A few days ago, I spoke with Nita Kotiuga, who serves as pastor of spiritual growth, connectedness, and prayer at the Westview Bible Church in Quebec, Canada. She told me about the Sunday-morning testimony of a man who suffers from chronic back pain. He told the congregation, “I have such a temptation to take that extra pill. I know I’ll get addicted. It is so easy for me to become an addict.”
Here was a man, whom the Westview church family holds in high esteem, confessing how easy it is to become an addict. After he spoke, two people came up to him and said, “You know, I’m addicted to painkillers, and I’m in the process of weaning myself off.” Clearly, his words had spurred them on to continue the battle.
Spurring On in the Sunday Meeting
Nita told me, “These were two people we would have never thought of in this regard. In church, you can feel like everyone else has their life together and I’m the only one who’s wrestling. This happened in the sanctuary on a Sunday morning. It was a beautiful, holy moment of God.”

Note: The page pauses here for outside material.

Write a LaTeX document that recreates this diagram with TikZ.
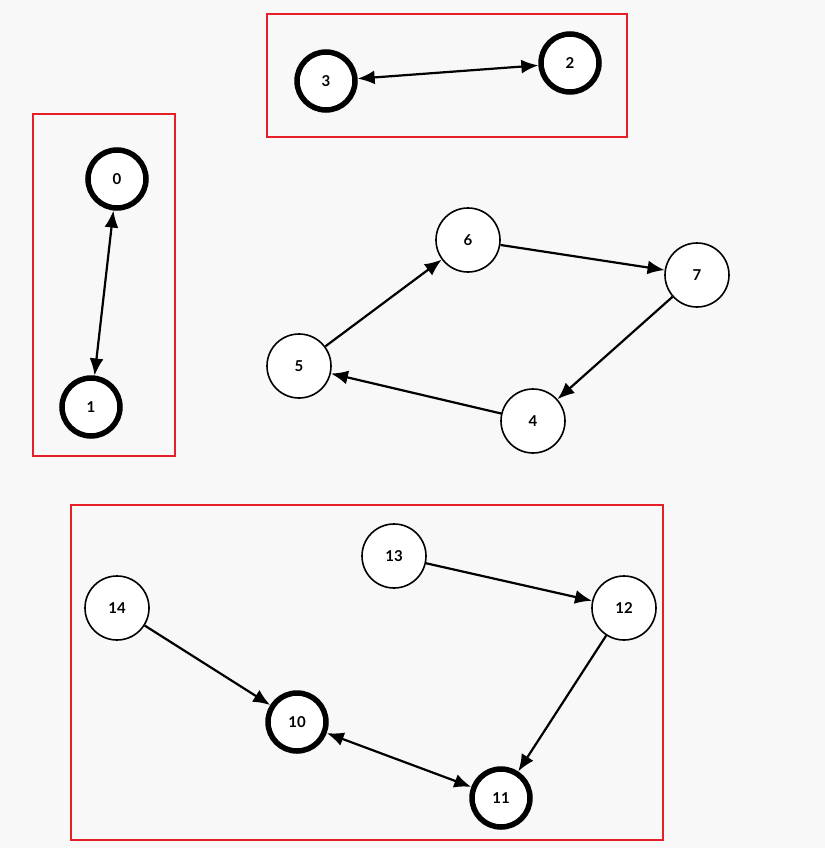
\documentclass[tikz,border=0pt]{standalone}
\usepackage{fontspec}
\setmainfont{Lato}
\usetikzlibrary{arrows.meta}
\begin{document}
\begin{tikzpicture}[x=1pt,y=-1pt,
  nd/.style={circle,draw=black,fill=white,line width=1.6pt,minimum size=64pt,inner sep=0pt,font=\bfseries\fontsize{15}{15}\selectfont},
  tk/.style={nd,line width=5.5pt,minimum size=58pt},
  ar/.style={line width=2.2pt,-{Latex[length=17pt,width=14pt]}},
  br/.style={line width=2.2pt,{Latex[length=17pt,width=14pt]}-{Latex[length=17pt,width=14pt]}},
  grp/.style={draw={rgb,255:red,230;green,30;blue,40},line width=1.8pt}]
\fill[fill={rgb,255:red,248;green,248;blue,248}] (0,0) rectangle (825,848);
\useasboundingbox (0,0) rectangle (825,848);
\draw[grp] (33,114) rectangle (175,456);
\draw[grp] (267,14) rectangle (627,137);
\draw[grp] (71,505) rectangle (663,840);
\node[tk] (n0) at (117,179) {0};
\node[tk] (n1) at (91,407) {1};
\node[tk] (n3) at (326,81) {3};
\node[tk] (n2) at (570,63) {2};
\node[nd] (n6) at (468,240) {6};
\node[nd] (n7) at (697,275) {7};
\node[nd] (n5) at (299,366) {5};
\node[nd] (n4) at (533,421) {4};
\node[nd] (n13) at (394,556) {13};
\node[nd] (n12) at (624,608) {12};
\node[nd] (n14) at (117,608) {14};
\node[tk] (n10) at (297,722) {10};
\node[tk] (n11) at (501,798) {11};
\draw[br] (n0) -- (n1);
\draw[br] (n3) -- (n2);
\draw[ar] (n5) -- (n6);
\draw[ar] (n6) -- (n7);
\draw[ar] (n7) -- (n4);
\draw[ar] (n4) -- (n5);
\draw[ar] (n13) -- (n12);
\draw[ar] (n12) -- (n11);
\draw[ar] (n14) -- (n10);
\draw[br] (n10) -- (n11);
\end{tikzpicture}
\end{document}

For many Christians, what takes place “in the sanctuary on a Sunday morning” is the only church they experience. In Curing Sunday Spectatoritis, I quote Steve Cordle, who reports: “The stark reality is that more of America’s church members stay away from home groups than attend them. Joseph Meyers writes that in the vast majority of churches, no more than 35 percent of the congregation participates in a home-based small group.”
If it is true that 65 percent of church people do not take part in small groups, where will they receive any regular spurring on by other believers? And where will fellow Christ-followers receive spurring on from that 65 percent? Is it possible that discipleship today too often lacks horsepower because so few church meeting formats provide a place for spurs?